There is an interesting feature of season 12-13 in the graph: the difference among the three rates is very small. As indicated before, the numbers of unstable, half stable and stable players are 4, 3, 5, respectively. It seems like there are smooth “steps” along the slop of playing minutes for the homegrowns. The half stable players are important in the sense that they fill in the gap between the experienced and immature players, and they are expected to grow into major players in a short period. It’s important for the team to have enough half stable players in storage in order to have a structure that can evolve stably in the long run, unless the major strategy of the team is buying players instead of using homegrowns. Season 12-13 had a good structure with the most half stable players: 3. Let me give their names: Thiago, Tello, Montoya. (What a loss we had with Thiago…)
In all, the general situation of playing homegrown players in season 12-13 was not as good as the previous seasons, but it was still within the acceptable range of vibration, and it had a quite healthy structure of playing minutes. After all, this is a very complicated issue. Unlike other technical issues, it’s not an independent index of each season; instead there are strong correlations among the continuous years. It’s impossible to make an objective assessment with only one season of data, or even 5 altogether. Only with a long range of time spanning before and after this period can we make a clearer picture of this issue.
We draw these conclusions of the season 12-13 from this analysis:
- Among the past 5 years, this season distinctively had the maximum rotation. The playing minutes were most equally distributed.
- This season had an age structure featuring young players in the age range of 23-25, thus the general state of the team is expected to be stable during the next 3-5 years.
- The use of young homegrown players in this season was in general not as much as the previous seasons, yet still within the acceptable vibration. With the most half stable players, it might have the healthiest structure of playing minutes for the long-term evolution of the team.

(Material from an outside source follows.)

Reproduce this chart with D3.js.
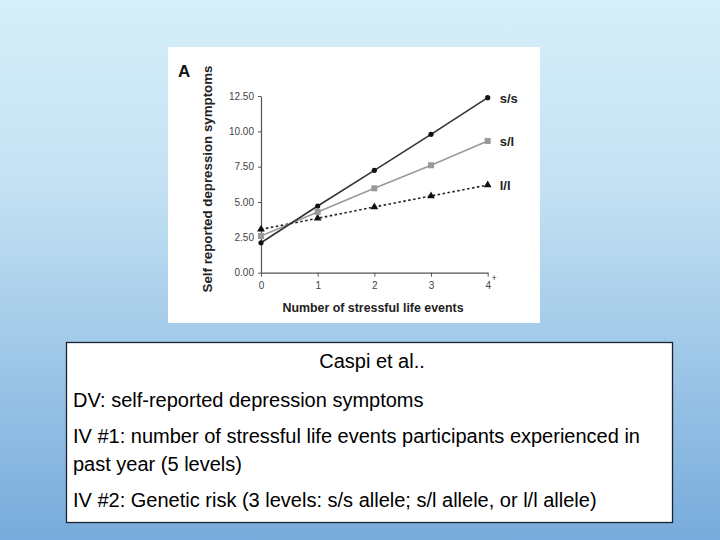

In all, this analysis provides us a preliminary look into the issues of Barça related to players’ playing minutes. I feel that this is just a tip of the iceberg that can be drawn from the data. With more data and more detailed analysis, we may find more interesting patterns that can answer our questions or help us find the problems that are not easy to notice otherwise. Starting from playing minutes, we can also relate it to other data, such as injuries and physical state of the players. It can be important supplement information for the coach to make decisions about the use of players from the long-term point of view.